Advocacy groups claim credit for helping Obama
Post-election, there's the blame game of what went wrong. But there's also the credit game of claiming some part of the victory.
In the latter category comes MoveOn.org, the grassroots antiwar group that was one of Barack Obama's earliest and most important backers.
It announced today that since endorsing Obama in February, its 4.5 million members gave more than $88 million to Obama, $58 million directly and another $30 million to independent efforts.
Also, it said, more than 1 million members worked in the field, including 600,000 in battleground states. MoveOn.org said it added 1 million young members between June and September and registered more than 500,000 new Obama supporters in swing states.
“Our members sense the opportunity to achieve things that seemed improbable if not impossible only a year ago," Eli Pariser, the group's executive director, said in a statement. "For our members, this is the culmination of a decade of work to build a progressive, people-driven politics in America.
“President Obama will face daunting challenges from the day he takes office. We look forward, however, to being part of the enormous wave of civic and political engagement that his Presidency has inspired and that will enable him to achieve the things that have been on the top of his agenda and ours. We look forward to the change all of us worked so hard to create.”
The AFL-CIO also sought its share of credit, declaring, "Union voters played an important role in President-elect Obama's historic victory, delivering a critical bloc of support in swing states that helped propel Obama and other working family candidates to big wins last night."

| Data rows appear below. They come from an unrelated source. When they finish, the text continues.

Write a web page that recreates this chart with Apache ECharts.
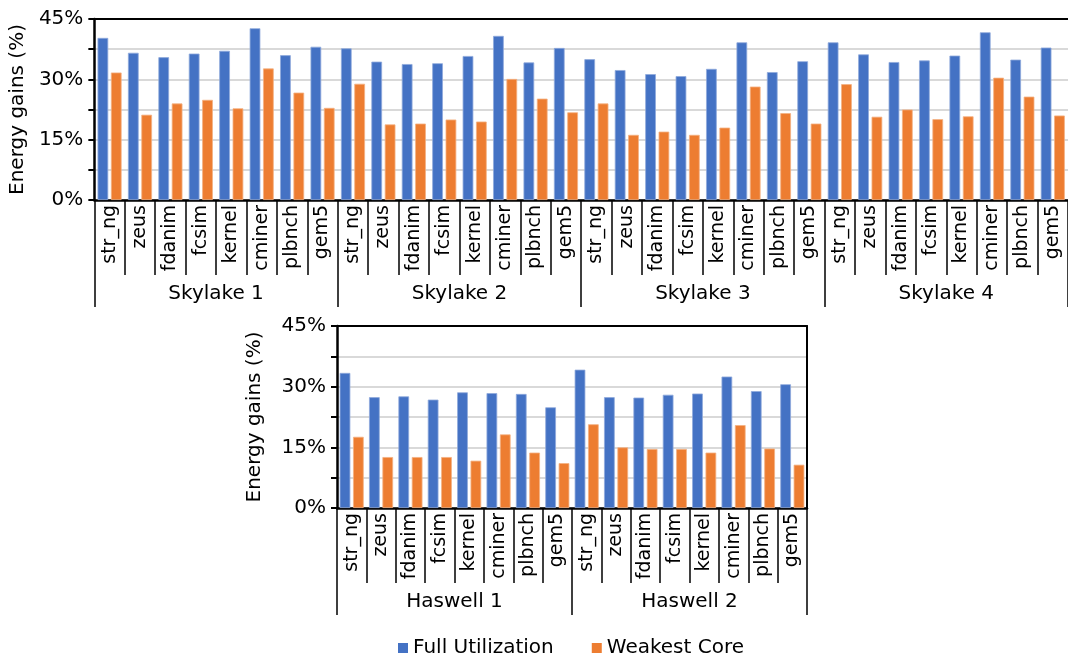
<!DOCTYPE html>
<html>
<head>
<meta charset="utf-8">
<script src="https://cdn.jsdelivr.net/npm/echarts@6/dist/echarts.min.js"></script>
<style>
html,body{margin:0;padding:0;background:#fff;overflow:hidden;}
#chart{width:1068px;height:657px;}
</style>
</head>
<body>
<div id="chart"></div>
<script>
const benchmarks = ['str_ng','zeus','fdanim','fcsim','kernel','cminer','plbnch','gem5'];
const skylakeGroups = ['Skylake 1','Skylake 2','Skylake 3','Skylake 4'];
const haswellGroups = ['Haswell 1','Haswell 2'];
const yTicks = [0, 7.5, 15, 22.5, 30, 37.5, 45];

const skylake1Full = [40.3, 36.6, 35.5, 36.4, 37.1, 42.7, 36.0, 38.1];
const skylake1Weak = [31.7, 21.2, 24.0, 24.9, 22.8, 32.7, 26.7, 22.9];
const skylake2Full = [37.7, 34.4, 33.8, 34.0, 35.8, 40.8, 34.2, 37.8];
const skylake2Weak = [28.9, 18.8, 19.0, 20.0, 19.5, 30.1, 25.2, 21.8];
const skylake3Full = [35.0, 32.3, 31.3, 30.8, 32.6, 39.2, 31.8, 34.5];
const skylake3Weak = [24.0, 16.2, 17.0, 16.2, 18.0, 28.2, 21.6, 19.0];
const skylake4Full = [39.2, 36.2, 34.3, 34.7, 35.9, 41.7, 34.9, 37.9];
const skylake4Weak = [28.8, 20.7, 22.5, 20.1, 20.8, 30.4, 25.7, 21.0];
const haswell1Full = [33.4, 27.4, 27.6, 26.8, 28.6, 28.4, 28.2, 24.9];
const haswell1Weak = [17.6, 12.6, 12.6, 12.6, 11.7, 18.2, 13.7, 11.1];
const haswell2Full = [34.2, 27.4, 27.3, 28.0, 28.3, 32.5, 28.9, 30.6];
const haswell2Weak = [20.7, 15.0, 14.6, 14.6, 13.7, 20.5, 14.7, 10.7];

const FONT = 'DejaVu Sans';
const BLUE = '#4472C4', ORANGE = '#ED7D31';
const BLUE_EDGE = '#8FAADC', ORANGE_EDGE = '#F4B183';

const topCats = [].concat(benchmarks, benchmarks, benchmarks, benchmarks);
const botCats = [].concat(benchmarks, benchmarks);

function catAxis(grid, data) {
  return {
    type: 'category', gridIndex: grid, position: 'bottom', data: data,
    axisLine: {show: true, lineStyle: {color: '#000', width: 2.5}},
    axisTick: {show: true, interval: 0, length: 75, lineStyle: {color: '#000', width: 1.5}},
    axisLabel: {interval: 0, rotate: 90, margin: 5, fontSize: 19, fontFamily: FONT, color: '#000'},
    splitLine: {show: false}
  };
}
function groupAxis(grid, data) {
  return {
    type: 'category', gridIndex: grid, position: 'bottom', offset: 0, data: data,
    axisLine: {show: false},
    axisTick: {show: true, interval: 0, length: 107, lineStyle: {color: '#000', width: 1.5}},
    axisLabel: {interval: 0, margin: 84, fontSize: 20, fontFamily: FONT, color: '#000'},
    splitLine: {show: false}
  };
}
function borderX(grid) {
  return {
    type: 'category', gridIndex: grid, position: 'top', data: [''], z: 10,
    axisLine: {show: true, lineStyle: {color: '#000', width: 2}},
    axisTick: {show: false}, axisLabel: {show: false}, splitLine: {show: false}
  };
}
function valAxis(grid, gap) {
  return {
    type: 'value', gridIndex: grid, min: yTicks[0], max: yTicks[yTicks.length - 1], interval: yTicks[1] - yTicks[0],
    name: 'Energy gains (%)', nameLocation: 'middle', nameGap: gap,
    nameTextStyle: {fontSize: 20, fontFamily: FONT, color: '#000'},
    axisLine: {show: true, lineStyle: {color: '#000', width: 2.5}},
    axisTick: {show: true, length: 6, lineStyle: {color: '#000', width: 2}},
    axisLabel: {fontSize: 20, fontFamily: FONT, color: '#000', margin: 11,
      formatter: v => (Math.abs(v % 15) < 1e-9 ? v + '%' : '')},
    splitLine: {show: true, lineStyle: {color: '#d9d9d9', width: 2}}
  };
}
function barSeries(name, xi, yi, color, edge, data) {
  return {name: name, type: 'bar', xAxisIndex: xi, yAxisIndex: yi, barWidth: 10.7, barGap: '25%',
    itemStyle: {color: color, borderColor: edge, borderWidth: 0.8}, data: data};
}

const option = {
  animation: false,
  backgroundColor: '#fff',
  textStyle: {fontFamily: FONT},
  grid: [
    {left: 94, top: 19, width: 982, height: 181},
    {left: 337, top: 326, width: 470, height: 182}
  ],
  legend: {
    data: ['Full Utilization', 'Weakest Core'],
    left: 393, top: 633, icon: 'rect', itemWidth: 10, itemHeight: 10, itemGap: 38,
    itemStyle: {borderWidth: 0},
    textStyle: {fontSize: 20, fontFamily: FONT, color: '#000'}
  },
  xAxis: [
    catAxis(0, topCats), groupAxis(0, skylakeGroups), borderX(0),
    catAxis(1, botCats), groupAxis(1, haswellGroups), borderX(1)
  ],
  yAxis: [
    valAxis(0, 57), valAxis(1, 72),
    {type: 'value', gridIndex: 1, position: 'right', min: 0, max: 1, z: 10,
     axisLine: {show: true, lineStyle: {color: '#000', width: 2}},
     axisTick: {show: false}, axisLabel: {show: false}, splitLine: {show: false}}
  ],
  series: [
    barSeries('Full Utilization', 0, 0, BLUE, BLUE_EDGE,
      [].concat(skylake1Full, skylake2Full, skylake3Full, skylake4Full)),
    barSeries('Weakest Core', 0, 0, ORANGE, ORANGE_EDGE,
      [].concat(skylake1Weak, skylake2Weak, skylake3Weak, skylake4Weak)),
    barSeries('Full Utilization', 3, 1, BLUE, BLUE_EDGE,
      [].concat(haswell1Full, haswell2Full)),
    barSeries('Weakest Core', 3, 1, ORANGE, ORANGE_EDGE,
      [].concat(haswell1Weak, haswell2Weak))
  ]
};

const chart = echarts.init(document.getElementById('chart'), null, {renderer: 'canvas'});
chart.setOption(option);
</script>
</body>
</html>
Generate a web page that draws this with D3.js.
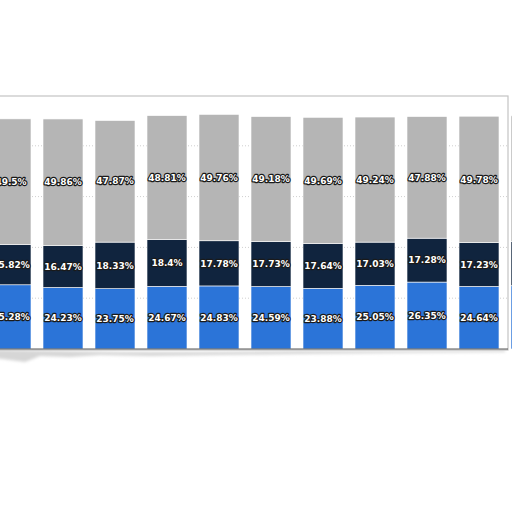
<!DOCTYPE html>
<html>
<head>
<meta charset="utf-8">
<script src="https://cdn.jsdelivr.net/npm/d3@7"></script>
<style>
  html, body { margin: 0; padding: 0; background: #fff; }
  svg { display: block; }
</style>
</head>
<body>
<svg id="chart" width="512" height="512"></svg>
<script>
// values (per cent), bottom to top
const categories = ["C1", "C2", "C3", "C4", "C5", "C6", "C7", "C8", "C9", "C10", "C11"];
const blueVals = [25.28, 24.23, 23.75, 24.67, 24.83, 24.59, 23.88, 25.05, 26.35, 24.64, 24.9];
const navyVals = [15.82, 16.47, 18.33, 18.4, 17.78, 17.73, 17.64, 17.03, 17.28, 17.23, 17.5];
const greyVals = [49.5, 49.86, 47.87, 48.81, 49.76, 49.18, 49.69, 49.24, 47.88, 49.78, 49.4];
const yTicks = [20, 40, 60, 80];

const keys = ["blue", "navy", "grey"];
const colors = { blue: "#2b74d8", navy: "#10243e", grey: "#b5b5b5" };

const data = categories.map((c, i) => ({
  cat: c, blue: blueVals[i], navy: navyVals[i], grey: greyVals[i]
}));

const svg = d3.select("#chart");

const x = d3.scaleBand()
  .domain(categories)
  .range([-15, 557])
  .paddingInner(0.2308)
  .paddingOuter(0.1154);

const y = d3.scaleLinear()
  .domain([0, 100])
  .range([349, 95]);

const defs = svg.append("defs");
const blur = defs.append("filter").attr("id", "shadow")
  .attr("x", "-10%").attr("y", "-50%").attr("width", "120%").attr("height", "200%");
blur.append("feGaussianBlur").attr("stdDeviation", 1.5);

// ragged paper shadow under the card
svg.append("path")
  .attr("d", "M-5,350 L60,351 L120,352 L200,352 L300,351 L400,351 L505,350 L505,352 L400,353 L300,354 L220,355 L150,356 L100,355 L70,357 L40,356 L25,362 L10,360 L-5,358 Z")
  .attr("fill", "#d6d6d6")
  .attr("filter", "url(#shadow)");

// card
svg.append("rect")
  .attr("x", -10).attr("y", 96)
  .attr("width", 518).attr("height", 254)
  .attr("fill", "#fff")
  .attr("stroke", "#c4c4c4")
  .attr("stroke-width", 1.2);

// dotted gridlines
svg.append("g")
  .selectAll("line")
  .data(yTicks)
  .join("line")
  .attr("x1", -10).attr("x2", 508)
  .attr("y1", d => y(d)).attr("y2", d => y(d))
  .attr("stroke", "#cfcfcf")
  .attr("stroke-dasharray", "1,2");

const series = d3.stack().keys(keys)(data);

const g = svg.append("g");

g.selectAll(".serie")
  .data(series)
  .join("g")
  .attr("fill", d => colors[d.key])
  .selectAll("rect")
  .data(d => d)
  .join("rect")
  .attr("x", d => x(d.data.cat))
  .attr("y", d => y(d[1]))
  .attr("width", x.bandwidth())
  .attr("height", d => y(d[0]) - y(d[1]))
  .attr("stroke", "#fff")
  .attr("stroke-width", 0.6);

// segment labels
const labels = svg.append("g")
  .attr("font-family", "DejaVu Sans, Verdana, sans-serif")
  .attr("font-weight", "bold")
  .attr("font-size", 9)
  .attr("text-anchor", "middle");

series.forEach(s => {
  labels.selectAll(null)
    .data(s)
    .join("text")
    .attr("x", d => x(d.data.cat) + x.bandwidth() / 2)
    .attr("y", d => (y(d[0]) + y(d[1])) / 2)
    .attr("dy", "0.35em")
    .attr("fill", "#fff")
    .attr("stroke", "#1a1a1a")
    .attr("stroke-width", 2.4)
    .attr("stroke-linejoin", "round")
    .attr("paint-order", "stroke")
    .text(d => d.data[s.key] + "%");
});

// baseline
svg.append("line")
  .attr("x1", -10).attr("x2", 508)
  .attr("y1", y(0)).attr("y2", y(0))
  .attr("stroke", "#555")
  .attr("stroke-width", 1);
</script>
</body>
</html>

The nation's largest labor federation cited election-night polling that showed union members supported Obama by a 68 percent by 30 percent margin in key battleground states and that Obama won several demographic groups among union members -- white men, gun owners, and veterans -- that Obama lost in the general public.
The AFL-CIO also said that high turnout among union voters in Ohio, Pennsylvania and Michigan "formed a foundation of support for Obama," and that more than 250,000 members who hit the streets represented "the largest independent voter mobilization in history."
"Led by a candidate with an uncommon ability to inspire hope, we reclaimed our country from those who are serving corporate interests and the privileged at the expense of everyone else," AFL-CIO President John Sweeney said in a statement. "We have taken the first crucial steps to build a better future for our children and grandchildren. And what we've seen – the stunning voter participation and the common call for change – is an indication of the history we can continue to make together."
UPDATE: Also vying for attention: NARAL Pro-Choice America, which took quite a bit of heat when it became the first major abortion rights advocacy group to jump from Hillary Clinton to Obama.
It said it repeatedly contacted about 290,000 households about McCain’s anti-abortion rights record and noted that Obama won all eight battleground states where it contacted voters on his behalf.
The group also declared victory in what it calculated was a net gain of 16 abortion right supporters in the US House and five in the US Senate seats, with four more Senate races still undecided. And voters defeated anti-abortion ballot measures in California, Colorado, and South Dakota.